Another ongoing challenge for the company’s supply chain was the recent announcement  of the Microsoft HoloLens and its augmented reality capabilities. This product has applications in the consumer space for gamers and the Xbox platform, and it also has a lot of potential to enhance manufacturing and industrial operations.

One of the areas that Microsoft has been focusing on is organizing its supply chain and optimizing its supply chain operations’ reference (SCOR) model. This allows the company to have a common architecture and functional operating areas for its supply chain.  Those areas are key to the integration of Nokia operations.

In addition, Microsoft is keenly focused on being the lowest-cost manufacturer in its space, working to bring products to customers at the best price point. It just announced a number of new phones for the Windows phone platform, which will come out mostly outside of the United States with very aggressive price points.

“We want to manufacture the best smartphones at the lowest price points, and we’ve also opened up our cloud platform as more customers are looking to access cloud services,” Vanderminden says. “We are allowing customers to put their software and apps into the cloud, and we are partnering with companies that may have once been seen as competitors. We have opened our cloud services to any company that wants to partner with us.”

Working Together

Fundamental to all of this is creating collaborative relationships with vendors and suppliers. In the past, managing partner relationships may have been about ERPs, sourcing outside manufacturing and ensuring connected operations. Now, enhanced collaboration is critical.

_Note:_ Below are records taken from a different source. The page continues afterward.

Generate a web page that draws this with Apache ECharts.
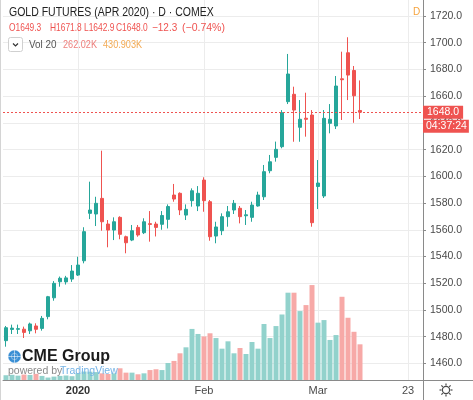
<!DOCTYPE html>
<html>
<head>
<meta charset="utf-8">
<script src="https://cdn.jsdelivr.net/npm/echarts@6/dist/echarts.min.js"></script>
<style>
  html, body { margin: 0; padding: 0; background: #fff; }
  #chart { width: 473px; height: 400px; }
</style>
</head>
<body>
<div id="chart"></div>
<script>
// trading days shown (last 10 are empty future slots)
const dates = [
  '2019-12-13','2019-12-16','2019-12-17','2019-12-18','2019-12-19','2019-12-20','2019-12-23','2019-12-24','2019-12-26','2019-12-27','2019-12-30','2019-12-31',
  '2020-01-02','2020-01-03','2020-01-06','2020-01-07','2020-01-08','2020-01-09','2020-01-10','2020-01-13','2020-01-14','2020-01-15','2020-01-16','2020-01-17',
  '2020-01-21','2020-01-22','2020-01-23','2020-01-24','2020-01-27','2020-01-28','2020-01-29','2020-01-30','2020-01-31',
  '2020-02-03','2020-02-04','2020-02-05','2020-02-06','2020-02-07','2020-02-10','2020-02-11','2020-02-12','2020-02-13','2020-02-14',
  '2020-02-18','2020-02-19','2020-02-20','2020-02-21','2020-02-24','2020-02-25','2020-02-26','2020-02-27','2020-02-28',
  '2020-03-02','2020-03-03','2020-03-04','2020-03-05','2020-03-06','2020-03-09','2020-03-10','2020-03-11',
  '2020-03-12','2020-03-13','2020-03-16','2020-03-17','2020-03-18','2020-03-19','2020-03-20','2020-03-23','2020-03-24','2020-03-25'
];

const open = [
  1477.0,1485.4,1485.5,1485.6,1484.4,1488.0,1486.2,1495.0,1509.1,1521.1,1521.0,1523.1,
  1526.1,1536.8,1572.3,1571.8,1583.5,1564.3,1559.8,1569.3,1554.8,1552.3,1561.8,1557.8,
  1564.6,1564.3,1564.1,1567.8,1586.0,1587.3,1571.0,1581.8,1577.8,
  1597.2,1581.0,1555.3,1559.3,1569.8,1574.8,1576.1,1570.5,1569.3,1577.8,
  1584.7,1604.2,1614.2,1622.2,1655.9,1661.4,1636.7,1643.5,1645.9,
  1592.4,1585.3,1639.7,1637.7,1673.0,1692.5,1679.2,1649.3
];
const high = [
  1488.0,1489.0,1489.0,1487.5,1490.5,1490.0,1495.5,1510.5,1521.6,1525.0,1525.5,1533.6,
  1539.8,1561.9,1596.0,1584.7,1619.2,1567.3,1569.3,1570.1,1555.6,1563.6,1563.6,1568.6,
  1574.0,1566.0,1574.0,1579.0,1594.3,1588.0,1579.0,1591.0,1592.7,
  1599.3,1582.3,1566.0,1572.3,1577.8,1582.3,1577.8,1574.8,1581.0,1588.5,
  1608.5,1616.0,1626.0,1649.6,1691.6,1667.1,1657.1,1662.6,1649.6,
  1612.2,1649.6,1654.1,1675.1,1693.3,1704.1,1682.6,1671.8
];
const low = [
  1472.5,1482.0,1482.0,1479.0,1482.0,1482.5,1484.5,1493.0,1506.9,1517.4,1519.0,1521.0,
  1525.4,1534.9,1568.0,1562.8,1559.3,1546.9,1552.3,1552.9,1542.4,1551.5,1554.8,1556.8,
  1551.1,1555.0,1560.0,1561.0,1581.0,1571.0,1567.3,1577.3,1574.0,
  1573.5,1551.8,1549.9,1556.0,1562.3,1571.8,1564.8,1563.6,1566.0,1577.3,
  1582.3,1602.3,1611.0,1621.0,1654.1,1625.9,1625.9,1629.7,1562.3,
  1575.5,1583.8,1632.2,1635.4,1642.2,1657.1,1640.1,1642.9
];
const close = [
  1486.7,1486.4,1486.0,1483.2,1489.5,1485.5,1493.7,1509.9,1519.9,1523.7,1524.0,1529.1,
  1533.6,1558.6,1574.8,1579.8,1566.0,1559.8,1566.0,1556.6,1550.3,1559.3,1556.1,1566.0,
  1564.0,1561.8,1570.7,1577.4,1583.0,1574.8,1575.3,1589.2,1587.3,
  1581.8,1554.8,1562.1,1569.8,1573.5,1579.8,1569.8,1571.2,1578.5,1586.0,
  1603.5,1610.9,1620.2,1647.6,1676.6,1649.6,1642.7,1642.7,1565.3,
  1595.0,1643.4,1642.7,1667.6,1672.3,1675.8,1660.3,1648.0
];
// volume, thousands of contracts
const volume = [
  35,38,32,40,37,45,30,18,25,30,33,28,
  50,62,61,58,49,44,49,86,54,54,42,49,
  73,79,73,125,140,196,240,375,338,
  320,343,308,230,284,196,235,191,279,230,
  411,308,396,481,641,641,506,550,697,
  421,440,294,330,611,457,354,262
];

const tickDates = ['2020-01-02', '2020-02-03', '2020-03-02', '2020-03-23'];
const tickLabels = ['2020', 'Feb', 'Mar', '23'];
const priceTicks = { min: 1440, max: 1740, step: 20 };

const upColor = '#26a69a';
const downColor = '#ef5350';
const upVol = '#92d2cc';
const downVol = '#f7a9a7';
const gridColor = '#ececec';
const textColor = '#4a4a4a';
const fontFamily = "'Liberation Sans', Arial, sans-serif";

const lastClose = close[close.length - 1];
const isTick = (i, v) => tickDates.indexOf(v) >= 0;

const candleData = close.map((c, i) => [open[i], c, low[i], high[i]]);
const volData = volume.map((v, i) => ({
  value: v,
  itemStyle: { color: close[i] >= open[i] ? upVol : downVol }
}));

const chart = echarts.init(document.getElementById('chart'));
chart.setOption({
  animation: false,
  textStyle: { fontFamily: fontFamily },
  grid: [
    { left: 3, right: 50, top: -10.7, bottom: 9.9, outerBoundsMode: 'none', containLabel: false },
    { left: 3, right: 50, top: 0, bottom: 20, outerBoundsMode: 'none', containLabel: false }
  ],
  xAxis: [
    {
      type: 'category', gridIndex: 0, data: dates, boundaryGap: true,
      show: false
    },
    {
      type: 'category', gridIndex: 1, data: dates, boundaryGap: true,
      axisLine: { lineStyle: { color: '#8a8a8a' } },
      axisTick: { interval: isTick, alignWithLabel: true, length: 4, lineStyle: { color: '#8a8a8a' } },
      axisLabel: {
        interval: isTick, margin: 5, color: textColor, fontSize: 11,
        formatter: v => {
          const k = tickDates.indexOf(v);
          return k === 0 ? '{y|' + tickLabels[k] + '}' : tickLabels[k];
        },
        rich: { y: { fontWeight: 'bold', fontSize: 11, color: '#333' } }
      },
      splitLine: { show: true, interval: isTick, alignWithLabel: true, lineStyle: { color: gridColor } }
    }
  ],
  yAxis: [
    {
      type: 'value', gridIndex: 0, position: 'right',
      min: priceTicks.min, max: priceTicks.max, interval: priceTicks.step,
      axisLine: { show: true, lineStyle: { color: '#8a8a8a' } },
      axisTick: { show: true, length: 3, lineStyle: { color: '#8a8a8a' } },
      axisLabel: {
        margin: 7, color: textColor, fontSize: 10.5,
        showMinLabel: false, showMaxLabel: false,
        formatter: v => v.toFixed(1)
      },
      splitLine: { show: true, showMinLine: false, showMaxLine: false, lineStyle: { color: gridColor } }
    },
    { type: 'value', gridIndex: 1, min: 0, max: 2790, show: false }
  ],
  series: [
    {
      type: 'bar', name: 'Vol', xAxisIndex: 1, yAxisIndex: 1,
      barWidth: 5, data: volData, silent: true
    },
    {
      type: 'candlestick', name: 'GC', xAxisIndex: 0, yAxisIndex: 0,
      barWidth: 4, data: candleData, silent: true,
      itemStyle: {
        color: upColor, color0: downColor,
        borderColor: upColor, borderColor0: downColor, borderWidth: 1
      },
      markLine: {
        silent: true, symbol: ['none', 'none'],
        label: { show: false },
        lineStyle: { color: downColor, type: [2, 2], width: 1, opacity: 1 },
        emphasis: { disabled: true },
        data: [{ yAxis: lastClose, lineStyle: { color: downColor } }]
      }
    }
  ]
});

// last price tags on the price scale
const yLast = chart.convertToPixel({ yAxisIndex: 0 }, lastClose);

const font = (size, weight) => (weight || 'normal') + ' ' + size + 'px ' + fontFamily;
const label = (x, y, text, size, fill, sx, weight) => ({
  type: 'text', z: 50, x: x, y: y, scaleX: sx || 1,
  style: { text: text, font: font(size, weight), fill: fill, textVerticalAlign: 'middle' }
});

const graphics = [
  { type: 'line', z: 50, shape: { x1: 0.5, y1: 0, x2: 0.5, y2: 400 }, style: { stroke: '#d4d4d4' } },
  { type: 'line', z: 50, shape: { x1: 423.5, y1: 380, x2: 423.5, y2: 400 }, style: { stroke: '#8a8a8a' } },
  { type: 'line', z: 50, shape: { x1: 423, y1: 380.5, x2: 473, y2: 380.5 }, style: { stroke: '#8a8a8a' } },
  { type: 'circle', z: 50, shape: { cx: 446, cy: 390, r: 3.6 }, style: { fill: 'none', stroke: '#4a4a4a', lineWidth: 1.2 } },

  // header
  label(9, 12.5, 'GOLD FUTURES (APR 2020) · D · COMEX', 12.5, '#222', 0.84),
  label(9, 28, 'O1649.3', 10.5, downColor, 0.8),
  label(50, 28, 'H1671.8', 10.5, downColor, 0.8),
  label(84, 28, 'L1642.9', 10.5, downColor, 0.8),
  label(116, 28, 'C1648.0', 10.5, downColor, 0.8),
  label(152, 28, '−12.3', 10.5, downColor, 0.95),
  label(182, 28, '(−0.74%)', 10.5, downColor, 1.0),
  { type: 'rect', z: 50, shape: { x: 8.5, y: 37.5, width: 14, height: 14, r: 2 }, style: { fill: '#fff', stroke: '#d0d0d0' } },
  { type: 'polyline', z: 51, shape: { points: [[13, 43.5], [15.5, 46], [18, 43.5]] }, style: { fill: 'none', stroke: '#333', lineWidth: 1.2 } },
  label(29, 45, 'Vol 20', 11, '#555', 0.9),
  label(63, 45, '262.02K', 10.5, '#ee7f7c', 0.87),
  label(103, 45, '430.903K', 10.5, '#f3ab55', 0.87),
  label(413, 12, 'D', 10, '#f6a33c'),

  // last price / countdown tags
  { type: 'text', z: 60, x: 423, y: yLast, style: { text: lastClose.toFixed(1), font: font(10.5), fill: '#fff', backgroundColor: downColor, padding: [1, 4, 1, 4], textVerticalAlign: 'middle' } },
  { type: 'text', z: 60, x: 423, y: yLast + 14, style: { text: '04:37:24', font: font(10.5), fill: '#fff', backgroundColor: downColor, padding: [1, 2, 1, 3], textVerticalAlign: 'middle' } },

  // watermark logo
  { type: 'circle', z: 50, shape: { cx: 14.5, cy: 356.5, r: 6.5 }, style: { fill: '#3a8fd4' } },
  { type: 'line', z: 51, shape: { x1: 8, y1: 356.5, x2: 21, y2: 356.5 }, style: { stroke: 'rgba(255,255,255,0.7)', lineWidth: 0.8 } },
  { type: 'line', z: 51, shape: { x1: 14.5, y1: 350, x2: 14.5, y2: 363 }, style: { stroke: 'rgba(255,255,255,0.7)', lineWidth: 0.8 } },
  { type: 'ring', z: 51, shape: { cx: 14.5, cy: 356.5, r: 6.5, r0: 3.2 }, style: { fill: 'none', stroke: 'rgba(255,255,255,0.6)', lineWidth: 0.6 } },
  label(22, 357, 'CME Group', 16, '#1b1b1b', 1, 'bold'),
  label(8, 371, 'powered by', 10.5, '#8a8a8a'),
  label(60, 371, 'TradingView', 10.5, '#74b3e6')
];

// gear icon spokes
for (let k = 0; k < 8; k++) {
  const a = k * Math.PI / 4;
  graphics.push({
    type: 'line', z: 50,
    shape: { x1: 446 + 4.5 * Math.cos(a), y1: 390 + 4.5 * Math.sin(a), x2: 446 + 6.5 * Math.cos(a), y2: 390 + 6.5 * Math.sin(a) },
    style: { stroke: '#4a4a4a', lineWidth: 1.2 }
  });
}

chart.setOption({ graphic: graphics });
</script>
</body>
</html>
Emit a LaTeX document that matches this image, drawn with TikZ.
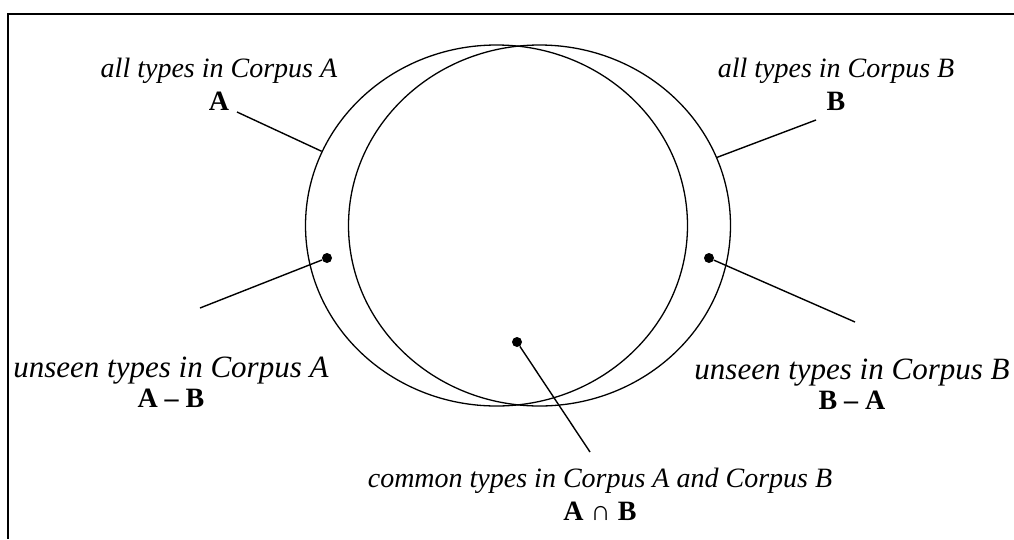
\documentclass[tikz,border=0pt]{standalone}
\usepackage{fontspec}
\setmainfont{Liberation Serif}
\usetikzlibrary{shapes.geometric, positioning}

\begin{document}
\begin{tikzpicture}[x=1pt, y=-1pt,
        conjunto/.style={ellipse, draw, line width=1.3pt, inner sep=0pt, minimum width=382pt, minimum height=361pt},
        punto/.style={circle, fill, inner sep=0pt, minimum size=10pt},
        etiqueta/.style={align=center, inner sep=0pt, font=\fontsize{28}{33}\selectfont},
        guia/.style={line width=1.4pt}]

        % Marco y caja
        \useasboundingbox (0,0) rectangle (1014,539);
        \draw[line width=1.6pt] (1014,14) -- (8,14) -- (8,539);

        % Conjuntos
        \node[conjunto] (setA) at (496.5,225.5) {};
        \node[conjunto] (setB) at (539.5,225.5) {};

        % Puntos
        \node[punto] (dotA) at (327,258) {};
        \node[punto] (dotB) at (709,258) {};
        \node[punto] (dotAB) at (517,342) {};

        % Etiquetas
        \node[etiqueta] (lblA) at (219,84) {\textit{all types in Corpus A}\\\textbf{A}};
        \node[etiqueta] (lblB) at (836,84) {\textit{all types in Corpus B}\\\textbf{B}};
        \node[etiqueta] (lblAmB) at (171,382) {\textit{\fontsize{31}{33}\selectfont unseen types in Corpus A}\\[-3pt]\textbf{A – B}};
        \node[etiqueta] (lblBmA) at (852,384) {\textit{\fontsize{31}{33}\selectfont unseen types in Corpus B}\\[-3pt]\textbf{B – A}};
        \node[etiqueta] (lblAB) at (600,494) {\textit{common types in Corpus A and Corpus B}\\\textbf{A ∩ B}};

        % Extremos libres
        \coordinate (endA) at (237,112);
        \coordinate (endB) at (816,120);
        \coordinate (endAmB) at (200,308);
        \coordinate (endBmA) at (855,322);
        \coordinate (endAB) at (590,452);

        % Conexiones
        \draw[guia] (endA) -- (setA.157);
        \draw[guia] (endB) -- (setB.21);
        \draw[guia] (dotA) -- (endAmB);
        \draw[guia] (dotB) -- (endBmA);
        \draw[guia] (dotAB) -- (endAB);
    \end{tikzpicture}
\end{document}
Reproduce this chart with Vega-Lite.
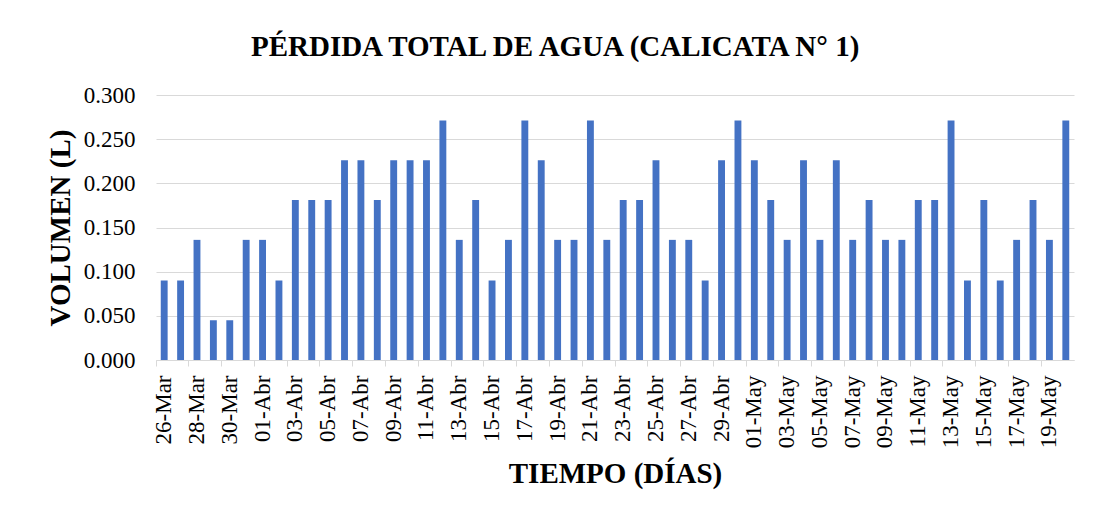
{
  "$schema": "https://vega.github.io/schema/vega-lite/v6.json",
  "autosize": {"type": "none"},
  "width": 918,
  "height": 265,
  "padding": {"left": 156, "top": 95, "right": 29, "bottom": 162},
  "background": "white",
  "title": {
    "text": "PÉRDIDA TOTAL DE AGUA (CALICATA N° 1)",
    "font": "Liberation Serif",
    "fontSize": 29,
    "fontWeight": "bold",
    "color": "#000000",
    "anchor": "middle",
    "frame": "bounds",
    "baseline": "alphabetic",
    "offset": -1,
    "dx": -5
  },
  "data": {
    "values": [
      {"fecha": "26-Mar", "volumen": 0.090},
      {"fecha": "27-Mar", "volumen": 0.090},
      {"fecha": "28-Mar", "volumen": 0.136},
      {"fecha": "29-Mar", "volumen": 0.045},
      {"fecha": "30-Mar", "volumen": 0.045},
      {"fecha": "31-Mar", "volumen": 0.136},
      {"fecha": "01-Abr", "volumen": 0.136},
      {"fecha": "02-Abr", "volumen": 0.090},
      {"fecha": "03-Abr", "volumen": 0.181},
      {"fecha": "04-Abr", "volumen": 0.181},
      {"fecha": "05-Abr", "volumen": 0.181},
      {"fecha": "06-Abr", "volumen": 0.226},
      {"fecha": "07-Abr", "volumen": 0.226},
      {"fecha": "08-Abr", "volumen": 0.181},
      {"fecha": "09-Abr", "volumen": 0.226},
      {"fecha": "10-Abr", "volumen": 0.226},
      {"fecha": "11-Abr", "volumen": 0.226},
      {"fecha": "12-Abr", "volumen": 0.271},
      {"fecha": "13-Abr", "volumen": 0.136},
      {"fecha": "14-Abr", "volumen": 0.181},
      {"fecha": "15-Abr", "volumen": 0.090},
      {"fecha": "16-Abr", "volumen": 0.136},
      {"fecha": "17-Abr", "volumen": 0.271},
      {"fecha": "18-Abr", "volumen": 0.226},
      {"fecha": "19-Abr", "volumen": 0.136},
      {"fecha": "20-Abr", "volumen": 0.136},
      {"fecha": "21-Abr", "volumen": 0.271},
      {"fecha": "22-Abr", "volumen": 0.136},
      {"fecha": "23-Abr", "volumen": 0.181},
      {"fecha": "24-Abr", "volumen": 0.181},
      {"fecha": "25-Abr", "volumen": 0.226},
      {"fecha": "26-Abr", "volumen": 0.136},
      {"fecha": "27-Abr", "volumen": 0.136},
      {"fecha": "28-Abr", "volumen": 0.090},
      {"fecha": "29-Abr", "volumen": 0.226},
      {"fecha": "30-Abr", "volumen": 0.271},
      {"fecha": "01-May", "volumen": 0.226},
      {"fecha": "02-May", "volumen": 0.181},
      {"fecha": "03-May", "volumen": 0.136},
      {"fecha": "04-May", "volumen": 0.226},
      {"fecha": "05-May", "volumen": 0.136},
      {"fecha": "06-May", "volumen": 0.226},
      {"fecha": "07-May", "volumen": 0.136},
      {"fecha": "08-May", "volumen": 0.181},
      {"fecha": "09-May", "volumen": 0.136},
      {"fecha": "10-May", "volumen": 0.136},
      {"fecha": "11-May", "volumen": 0.181},
      {"fecha": "12-May", "volumen": 0.181},
      {"fecha": "13-May", "volumen": 0.271},
      {"fecha": "14-May", "volumen": 0.090},
      {"fecha": "15-May", "volumen": 0.181},
      {"fecha": "16-May", "volumen": 0.090},
      {"fecha": "17-May", "volumen": 0.136},
      {"fecha": "18-May", "volumen": 0.181},
      {"fecha": "19-May", "volumen": 0.136},
      {"fecha": "20-May", "volumen": 0.271}
    ]
  },
  "mark": {"type": "bar", "color": "#4472C4"},
  "encoding": {
    "x": {
      "field": "fecha",
      "type": "ordinal",
      "sort": null,
      "scale": {"paddingInner": 0.58, "paddingOuter": 0.29},
      "axis": {
        "title": "TIEMPO (DÍAS)",
        "values": ["26-Mar", "28-Mar", "30-Mar", "01-Abr", "03-Abr", "05-Abr", "07-Abr", "09-Abr", "11-Abr", "13-Abr", "15-Abr", "17-Abr", "19-Abr", "21-Abr", "23-Abr", "25-Abr", "27-Abr", "29-Abr", "01-May", "03-May", "05-May", "07-May", "09-May", "11-May", "13-May", "15-May", "17-May", "19-May"],
        "labelAngle": -90,
        "labelAlign": "right",
        "labelBaseline": "middle",
        "labelFont": "Liberation Serif",
        "labelFontSize": 23,
        "labelColor": "#000000",
        "labelPadding": 9,
        "labelOverlap": false,
        "bandPosition": -0.69,
        "ticks": true,
        "tickSize": 6,
        "tickColor": "#d9d9d9",
        "tickWidth": 1,
        "domainColor": "#d9d9d9",
        "domainWidth": 1,
        "grid": false,
        "titleFont": "Liberation Serif",
        "titleFontSize": 29,
        "titleFontWeight": "bold",
        "titleColor": "#000000",
        "titlePadding": 12
      }
    },
    "y": {
      "field": "volumen",
      "type": "quantitative",
      "scale": {"domain": [0, 0.3], "nice": false},
      "axis": {
        "title": "VOLUMEN (L)",
        "values": [0, 0.05, 0.1, 0.15, 0.2, 0.25, 0.3],
        "format": ".3f",
        "labelFont": "Liberation Serif",
        "labelFontSize": 23,
        "labelColor": "#000000",
        "labelPadding": 21,
        "ticks": false,
        "domain": false,
        "grid": true,
        "gridColor": "#d9d9d9",
        "gridWidth": 1,
        "titleFont": "Liberation Serif",
        "titleFontSize": 29,
        "titleFontWeight": "bold",
        "titleColor": "#000000",
        "titlePadding": 8
      }
    }
  },
  "config": {"view": {"stroke": null}}
}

For example, when Microsoft released the current Xbox generation, it needed games that would run on the platform from day one. It needed to ensure collaborative engineering with partners that would build games for the Xbox. During the design and creation of the Xbox, Microsoft partnered closely with developers and suppliers in the gaming community so games could launch alongside the platform.

“That gets you into the realm of enabling collaboration, and our partnership platform helps with secure collaboration and unified communication,” Vanderminden says. “We needed to be able to share documents with rights management. We are working with confidential intellectual property, and customers of ours are now asking us for help in enabling secure collaboration with their supply chain partners.”

Ensuring Security

Securing the digital supply chain is an area where Microsoft has long been a leader.  The company pioneered the development of software license keys and the ability to validate licensed product. In conjunction with that, the company has built out extensive product security around vendor management tools.

“We have one of  the world’s largest identity authentication system, and our active directory is the largest identity management tool used across enterprises,” Vanderminden says. “We’re now doing it via the cloud in excess of  350 million identities a week and more than 18 billion authentications a day on our platform.”

Microsoft can validate and confirm the identity of the people it interacts with, and it can provide that capability to its customers. In addition, its digital crime unit provides monitors the health and security of its ecosystem of devices, tracking and tracing stolen keys and working with law enforcement to take down violators.

Critical to its efforts around collaboration is Microsoft Consulting Services. Its professional services organization, it allows the company to engage with customers and expose them to the ways Microsoft tackles things like IT and supply chain.

“We can take lessons learned and directly engage with customers on how to best use our technology whether on premise, in the cloud or a hybrid model so it is secure and will work together,” Vanderminden says.

Among the challenges and priorities for the company are the continued evolution of the Internet of things, the cloud, the mobile world, and the intersections of those. Microsoft wants to build best-of-breed technologies and products in those three areas. Its customers expect that, as they are looking for guidance architecturally and with deployment.

“Companies want to add Internet capabilities to their products, often in products that have never had that before to help them engage with their customers in new ways,” Vanderminden says. “We can help bring those capabilities to their products by taking the lessons we’ve learned around managing our devices and products and making it available to customers.”